The First Circuit has its first occasion in a published opinion to apply Crawford v. Metropolitan Government of Nashville & Davidson County, Tenn., 129 S. Ct. 846 (2009), reversing summary judgment and holding that a supervisor who attends HR meetings with an subordinate to support her claims of sex harassment was engaged in protected activity. And the court gives us a reminder of a neglected provision that Title VII cases are to be “in every way expedited,” 42 U.S.C. § 2000e-5(f)(5).
Collazo v. Bristol-Myers Squibb Mfg. Co., No. 09-1665 (1st Cir. Aug. 5, 2010): In addition to a whistleblowing claim under Puerto Rican law (not further discussed here), the employee – classified as a Senior Process Scientist I – admonished one of his subordinates (Acevedo) about allegedly harassing a female co-worker (Hiraldo). Acevedo insisted on a meeting with HR present about the allegations. In attendance on February 10, 2003 was “García, a Human Resources Specialist, and [Collazo] accompanied Hiraldo to the meeting. Hiraldo explained her concerns to Garcíand received information on how to initiate a grievance. After Hiraldo left, Collazo noted to García that this was a ‘serious case, a serious case where this girl alleges that she is being sexually harassed by this guy.'” Collazo followed up on February 12 and 20, 2003. On February 21, 2003, he was told that he was fired “because of communication and performance issues and a company reorganization.”
Reversing summary judgment, the panel first holds that Collazo’s mostly silent presence at the first meeting, and efforts to follow up with HR, meet the Crawford standard of “opposition” under Title VII’s anti-retaliation section:
“A reasonable jury could well find that Collazo ‘opposed’ Acevedo’s treatment of Hiraldo. On February 10, after Hiraldo complained to Collazo that she felt sexually harassed by Acevedo, Collazo spoke to Acevedo individually about Hiraldo’s sexual harassment complaints and elicited a limited apology. On Hiraldo’s request, Collazo then arranged a meeting with García in Human Resources and accompanied her to meet with García so that she could explain her concerns and receive information on how to initiate the grievance process. Afterward, Collazo noted to García that this was a ‘serious case’ of alleged sexual harassment and he apprised López of Hiraldo’s complaints. On February 12, after Hiraldo told him that Human Resources had not yet acted on her complaint, Collazo accompanied Hiraldo to meet with García second time. On February 20, faced with continued inaction from Human Resources, Collazo requested a third meeting with García to discuss Hiraldo’s case. This third meeting never occurred, however, because Collazo was terminated on February 21. A jury could reasonably view Collazo’s persistent efforts to help Hiraldo initiate her sexual harassment complaint and urge Human Resources to act upon that complaint as resistant or antagonistic to the complained-of conduct.”

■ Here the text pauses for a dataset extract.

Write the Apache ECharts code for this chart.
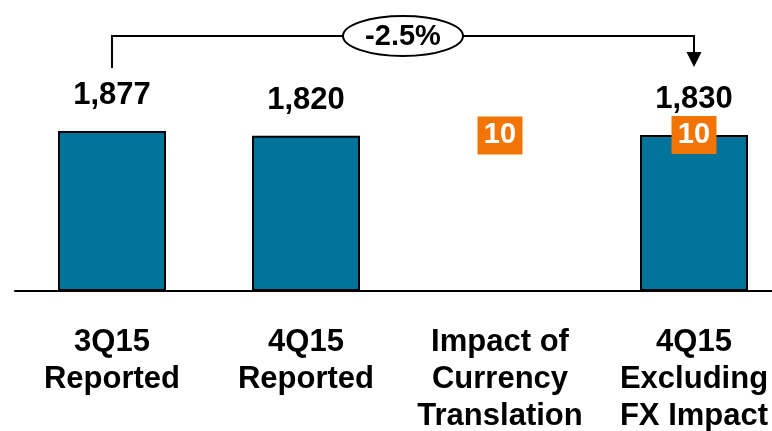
<!DOCTYPE html>
<html>
<head>
<meta charset="utf-8">
<script src="https://cdn.jsdelivr.net/npm/echarts@6/dist/echarts.min.js"></script>
<style>
    html, body { margin: 0; padding: 0; background: #fff; overflow: hidden; width: 772px; height: 431px; }
    /* 图比窗口略宽, 右侧轴线被裁掉 */
    #chart { width: 791px; height: 431px; }
</style>
</head>
<body>
<div id="chart"></div>
<script>
// 数据
var categories = ['3Q15\nReported', '4Q15\nReported', 'Impact of\nCurrency\nTranslation', '4Q15\nExcluding\nFX Impact'];
var barValues = [1877, 1820, '-', 1830];
var fxImpact = 10;
var fxCategories = [2, 3];

var tealColor = '#00739a';
var orangeColor = '#f27405';
var fontFamily = 'Liberation Sans, Arial, sans-serif';

// 橙色标签位置 (第三列浮在 1820~1830 中间, 第四列在柱顶)
var fxPoints = [
    [fxCategories[0], barValues[1] + fxImpact / 2],
    [fxCategories[1], barValues[3]]
];

var myChart = echarts.init(document.getElementById('chart'));

var option = {
    animation: false,
    grid: {
        left: 15,
        right: 0,
        top: 86.4,
        bottom: 140,
        outerBoundsMode: 'none'
    },
    textStyle: {
        fontFamily: fontFamily
    },
    xAxis: {
        type: 'category',
        data: categories,
        axisLine: {
            lineStyle: { color: '#000', width: 2 }
        },
        axisTick: { show: false },
        axisLabel: {
            interval: 0,
            margin: 33,
            color: '#000',
            fontSize: 31,
            fontWeight: 'bold',
            lineHeight: 37,
            fontFamily: fontFamily
        }
    },
    yAxis: {
        type: 'value',
        min: 0,
        max: 2400,
        show: false,
        splitLine: { show: false }
    },
    series: [
        {
            name: 'value',
            type: 'bar',
            barWidth: 108,
            data: barValues,
            itemStyle: {
                color: tealColor,
                borderColor: '#000',
                borderWidth: 2
            },
            label: {
                show: true,
                position: 'top',
                distance: 20,
                color: '#000',
                fontSize: 31,
                fontWeight: 'bold',
                fontFamily: fontFamily,
                formatter: function(p) {
                    return p.value.toLocaleString('en-US');
                }
            }
        },
        {
            name: 'fx',
            type: 'scatter',
            data: fxPoints,
            symbol: 'rect',
            symbolSize: [45, 38],
            itemStyle: { color: orangeColor, opacity: 1 },
            z: 10,
            label: {
                show: true,
                position: 'inside',
                formatter: String(fxImpact),
                color: '#fff',
                fontSize: 29,
                fontWeight: 'bold',
                fontFamily: fontFamily
            },
            emphasis: { disabled: true }
        }
    ]
};
myChart.setOption(option);

// 顶部 -2.5% 标注
var p0 = myChart.convertToPixel({ seriesIndex: 0 }, [0, 0]);
var p3 = myChart.convertToPixel({ seriesIndex: 0 }, [3, 0]);
var x0 = p0[0], x3 = p3[0];
var lineY = 36;
var midX = (x0 + x3) / 2;
var change = ((barValues[3] - barValues[0]) / barValues[0] * 100).toFixed(1) + '%';

myChart.setOption({
    graphic: [
        {
            type: 'polyline',
            shape: { points: [[x0, 68], [x0, lineY], [x3, lineY], [x3, 54]] },
            style: { stroke: '#000', lineWidth: 2, fill: null },
            z: 20
        },
        {
            type: 'polygon',
            shape: { points: [[x3 - 7.5, 52], [x3 + 7.5, 52], [x3, 67]] },
            style: { fill: '#000' },
            z: 20
        },
        {
            type: 'ellipse',
            shape: { cx: midX, cy: lineY, rx: 60, ry: 20 },
            style: { fill: '#fff', stroke: '#000', lineWidth: 2 },
            z: 21
        },
        {
            type: 'text',
            x: midX,
            y: lineY + 1,
            style: {
                text: change,
                fill: '#000',
                font: 'bold 29px ' + fontFamily,
                align: 'center',
                verticalAlign: 'middle'
            },
            z: 22
        }
    ]
});
</script>
</body>
</html>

The panel rejects two arguments proffered by the defendant. First, BMS argued that Collazo was mostly silent during the first, and principal, meeting with HR, and thus was not “opposing” anything. The panel holds that the conduct of “repeatedly accompanying Hiraldo to Human Resources to file and pursue her sexual harassment complaint” was purposeful enough to constitute opposition in light of Crawford. Second, defendant argued that an employee who was simply carrying out his duties (here, the plaintiff was a first-report in the company’s anti-harassment policy) cannot – as in the Garcetti First Amendment case – be deemed as “opposing” a practice. The panel declines to rule whether such a “furtherance of supervisory responsibilities” limitation ought to placed upon Title VII (though it casts doubt on this point, in a footnote), but held regardless that Collazo went above-and-beyond his management duties in following up the complaint.
The panel also holds that the combination of the short turn-around time between the opposition activity and termination – mere days – plus evidence of the falsity of the performance and reduction-in-force rationale was sufficient to present a triable issue on the merits. Finally, the plaintiff complained that the district court took unconscionably long (August 2006 to March 2009) to resolve the summary judgment motion. Writes the panel, “In light of our conclusion that the district court erred in granting summary judgment for Bristol-Myers on Collazo’s Title VII and related state law claims, we need not address this alternative claim of error. However, we remind the court upon remand of its duty to cause the case to be ‘in every way expedited.’ 42 U.S.C. § 2000e-5(f)(5).”